The 1d, 3d & 6d values are known bisected due to shortages or unusual postal rates, for example the Royal Collection contains a piece bearing several stamps including 3d bisected diagonally to make a 10½d rate for either an internal parcel or a heavy letter to England via New York, Nova Scotia was one of the first colonies to offer a parcel post. The 6d vale is known quartered to make 1½d.
In the same series there are three different shades listed for the 1 shilling value, including a ‘cold violet’. To our knowledge this is the only use of this term for a shade within the Stanley Gibbons listings.

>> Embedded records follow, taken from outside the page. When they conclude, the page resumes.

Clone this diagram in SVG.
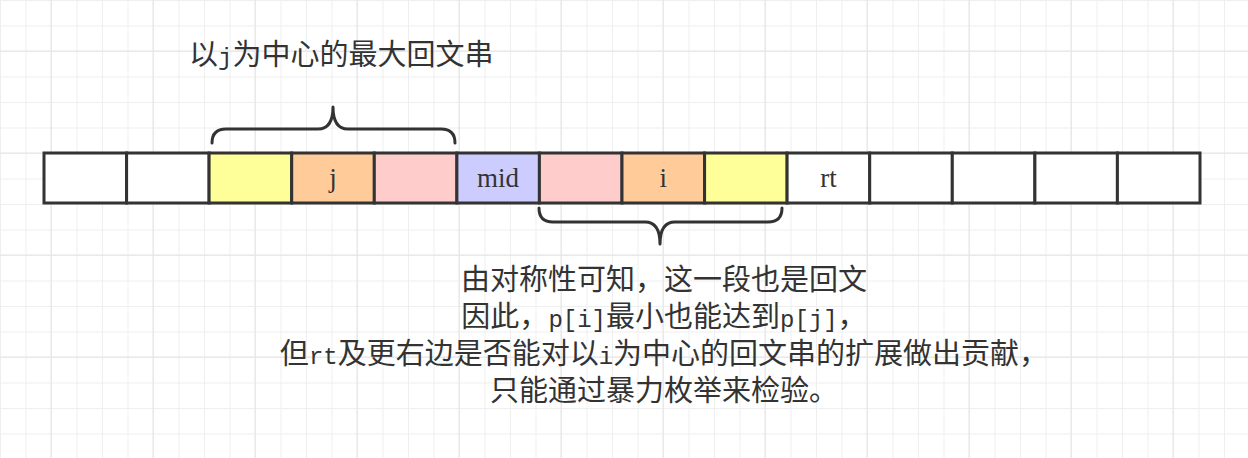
<svg xmlns="http://www.w3.org/2000/svg" width="1248" height="458" viewBox="0 0 1248 458">
<style>
.cell{stroke:#333;stroke-width:3}
.w{fill:#ffffff}.y{fill:#ffff99}.o{fill:#ffcc99}.p{fill:#ffcccc}.v{fill:#ccccff}
.lbl{font-family:"Liberation Serif",serif;font-size:27px;fill:#333;text-anchor:middle}
.brace{fill:none;stroke:#333;stroke-width:3;stroke-linecap:round;stroke-linejoin:round}
.cn{font-family:"Liberation Sans","Noto Sans CJK SC",sans-serif;font-size:29px;fill:#333}
.lat{font-family:"Liberation Mono","DejaVu Sans Mono",monospace;font-size:24px}
</style>
<defs>
<pattern id="minor" x="0" y="0" width="25.5" height="25.5" patternUnits="userSpaceOnUse">
<path d="M0.5 0V25.5M0 0.5H25.5" stroke="#efefef" stroke-width="1" fill="none"/>
</pattern>
<pattern id="major" x="0" y="0" width="102" height="102" patternUnits="userSpaceOnUse">
<path d="M51 0V102M0 51H102" stroke="#e4e4e4" stroke-width="1" fill="none"/>
</pattern>
</defs>
<rect width="1248" height="458" fill="#ffffff"/>
<rect width="1248" height="458" fill="url(#minor)"/>
<rect width="1248" height="458" fill="url(#major)"/>

<g id="cells">
<g id="cell0"><rect class="cell w" x="44" y="153" width="82.6" height="50"/></g>
<g id="cell1"><rect class="cell w" x="126.6" y="153" width="82.5" height="50"/></g>
<g id="cell2"><rect class="cell y" x="209.1" y="153" width="82.6" height="50"/></g>
<g id="cell3"><rect class="cell o" x="291.7" y="153" width="82.6" height="50"/><text class="lbl" x="333" y="187">j</text></g>
<g id="cell4"><rect class="cell p" x="374.3" y="153" width="82.6" height="50"/></g>
<g id="cell5"><rect class="cell v" x="456.9" y="153" width="82.5" height="50"/><text class="lbl" x="498.1" y="187">mid</text></g>
<g id="cell6"><rect class="cell p" x="539.4" y="153" width="82.6" height="50"/></g>
<g id="cell7"><rect class="cell o" x="622" y="153" width="82.6" height="50"/><text class="lbl" x="663.3" y="187">i</text></g>
<g id="cell8"><rect class="cell y" x="704.6" y="153" width="82.5" height="50"/></g>
<g id="cell9"><rect class="cell w" x="787.1" y="153" width="82.6" height="50"/><text class="lbl" x="828.4" y="187">rt</text></g>
<g id="cell10"><rect class="cell w" x="869.7" y="153" width="82.6" height="50"/></g>
<g id="cell11"><rect class="cell w" x="952.3" y="153" width="82.6" height="50"/></g>
<g id="cell12"><rect class="cell w" x="1034.9" y="153" width="82.5" height="50"/></g>
<g id="cell13"><rect class="cell w" x="1117.4" y="153" width="82.6" height="50"/></g>
</g>

<g id="connectors"></g>

<g id="brace-top">
<path class="brace" d="M212,143 Q212,129 226,129 L318,129 Q333,129 333,107 Q333,129 348,129 L441,129 Q455,129 455,143"/>
</g>
<g id="brace-bottom">
<path class="brace" d="M539,208 Q539,222 553,222 L645,222 Q660,222 660,244 Q660,222 675,222 L768,222 Q782,222 782,208"/>
</g>

<g id="title">
<text class="cn" x="189" y="64.5">以<tspan class="lat">j</tspan>为中心的最大回文串</text>
</g>

<g id="note">
<text class="cn" text-anchor="middle"><tspan x="664" y="289.5">由对称性可知，这一段也是回文</tspan><tspan x="664" y="326.7">因此，<tspan class="lat">p[i]</tspan>最小也能达到<tspan class="lat">p[j]</tspan>，</tspan><tspan x="664" y="363.9">但<tspan class="lat">rt</tspan>及更右边是否能对以<tspan class="lat">i</tspan>为中心的回文串的扩展做出贡献，</tspan><tspan x="664" y="401">只能通过暴力枚举来检验。</tspan></text>
</g>
</svg>
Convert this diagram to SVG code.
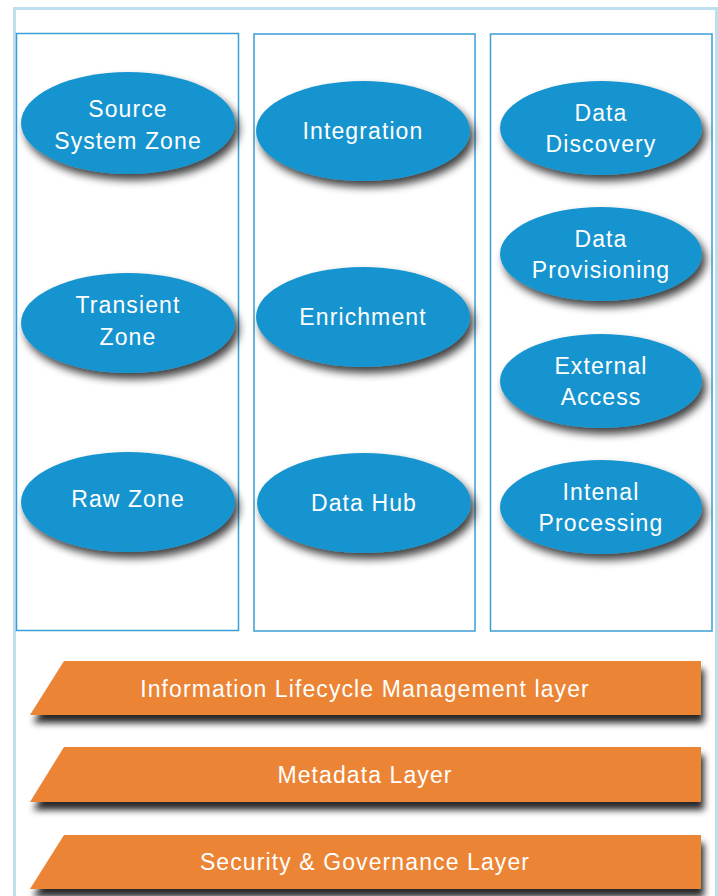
<svg xmlns="http://www.w3.org/2000/svg" width="718" height="896" viewBox="0 0 718 896">
<defs>
<filter id="sh" x="-20%" y="-30%" width="150%" height="170%">
<feGaussianBlur in="SourceAlpha" stdDeviation="4"/>
<feOffset dx="4" dy="6" result="b"/>
<feComponentTransfer><feFuncA type="linear" slope="0.75"/></feComponentTransfer>
<feMerge><feMergeNode/><feMergeNode in="SourceGraphic"/></feMerge>
</filter>
<filter id="bsh" x="-10%" y="-30%" width="120%" height="200%">
<feGaussianBlur in="SourceAlpha" stdDeviation="3.5"/>
<feOffset dx="3" dy="8" result="b"/>
<feComponentTransfer><feFuncA type="linear" slope="0.85"/></feComponentTransfer>
<feMerge><feMergeNode/><feMergeNode in="SourceGraphic"/></feMerge>
</filter>
</defs>
<style>
.col{fill:none;stroke:#3a9fd6;stroke-width:1.5}
.ell{fill:#1994cf;filter:url(#sh)}
.band{fill:#ec8434;filter:url(#bsh)}
text{font-family:"Liberation Sans",Arial,sans-serif;font-size:23px;fill:#ffffff;text-anchor:middle;letter-spacing:1.1px}
</style>
<rect width="718" height="896" fill="#ffffff"/>
<rect x="14.5" y="8.5" width="702" height="900" fill="none" stroke="#bfdff1" stroke-width="3"/>
<rect class="col" x="16.5" y="33.5" width="222" height="597"/>
<rect class="col" x="254" y="34" width="221" height="597"/>
<rect class="col" x="490.5" y="34" width="221.5" height="597"/>
<g id="source-system-zone"><ellipse class="ell" cx="128" cy="123" rx="107" ry="51"/><text x="128" y="117">Source</text><text x="128" y="149">System Zone</text></g>
<g id="transient-zone"><ellipse class="ell" cx="128" cy="323" rx="107" ry="50"/><text x="128" y="313">Transient</text><text x="128" y="345">Zone</text></g>
<g id="raw-zone"><ellipse class="ell" cx="128" cy="502" rx="107" ry="50"/><text x="128" y="507">Raw Zone</text></g>
<g id="integration"><ellipse class="ell" cx="363" cy="131" rx="107" ry="50"/><text x="363" y="139">Integration</text></g>
<g id="enrichment"><ellipse class="ell" cx="363" cy="317" rx="107" ry="50"/><text x="363" y="325">Enrichment</text></g>
<g id="data-hub"><ellipse class="ell" cx="364" cy="503" rx="107" ry="50"/><text x="364" y="511">Data Hub</text></g>
<g id="data-discovery"><ellipse class="ell" cx="601" cy="128" rx="101" ry="47"/><text x="601" y="121">Data</text><text x="601" y="152">Discovery</text></g>
<g id="data-provisioning"><ellipse class="ell" cx="601" cy="254" rx="101" ry="47"/><text x="601" y="247">Data</text><text x="601" y="278">Provisioning</text></g>
<g id="external-access"><ellipse class="ell" cx="601" cy="381" rx="101" ry="47"/><text x="601" y="374">External</text><text x="601" y="405">Access</text></g>
<g id="internal-processing"><ellipse class="ell" cx="601" cy="507" rx="101" ry="47"/><text x="601" y="500">Intenal</text><text x="601" y="531">Processing</text></g>
<g id="ilm-layer"><polygon class="band" points="64,661 701,661 701,715 30,715"/><text x="365" y="697">Information Lifecycle Management layer</text></g>
<g id="metadata-layer"><polygon class="band" points="64,747 701,747 701,802 30,802"/><text x="365" y="783">Metadata Layer</text></g>
<g id="security-layer"><polygon class="band" points="64,835 701,835 701,889 30,889"/><text x="365" y="870">Security &amp; Governance Layer</text></g>
<g id="connectors"/>
</svg>
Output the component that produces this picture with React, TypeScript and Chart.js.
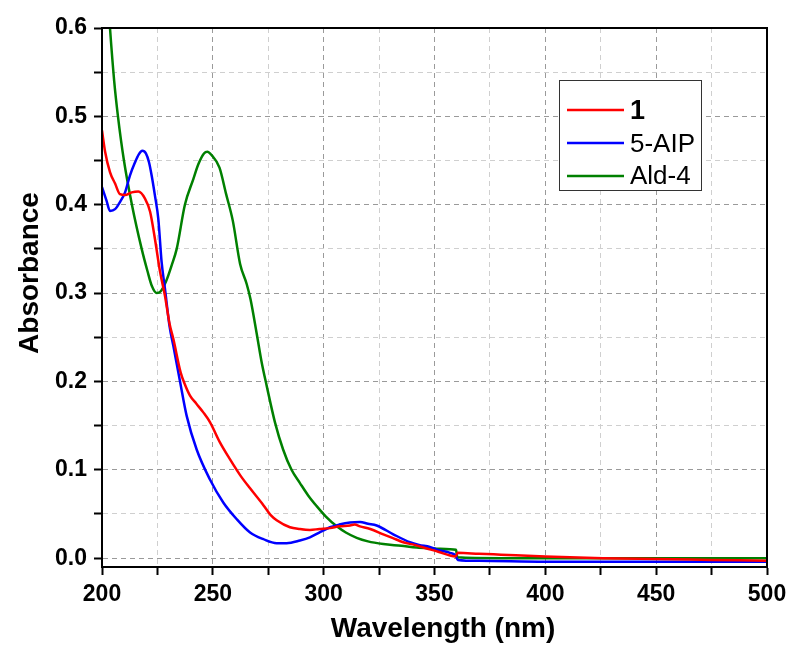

This wild and beautiful province is in effect a peninsula attached to New Brunswick on the Atlantic coast of Canada. A large but sparsely populated area which has proved popular with collectors of postmarks due to its range of small PO’s. The greatest collections of this area have not only included the first imperf issue with its bisects and covers bearing exotic frankings & postal rates but also postmarks, proofs, the elegant 1860-63 issue on different papers showing a more mature Queen Victoria and the colony’s postal relationships with its larger neighbours.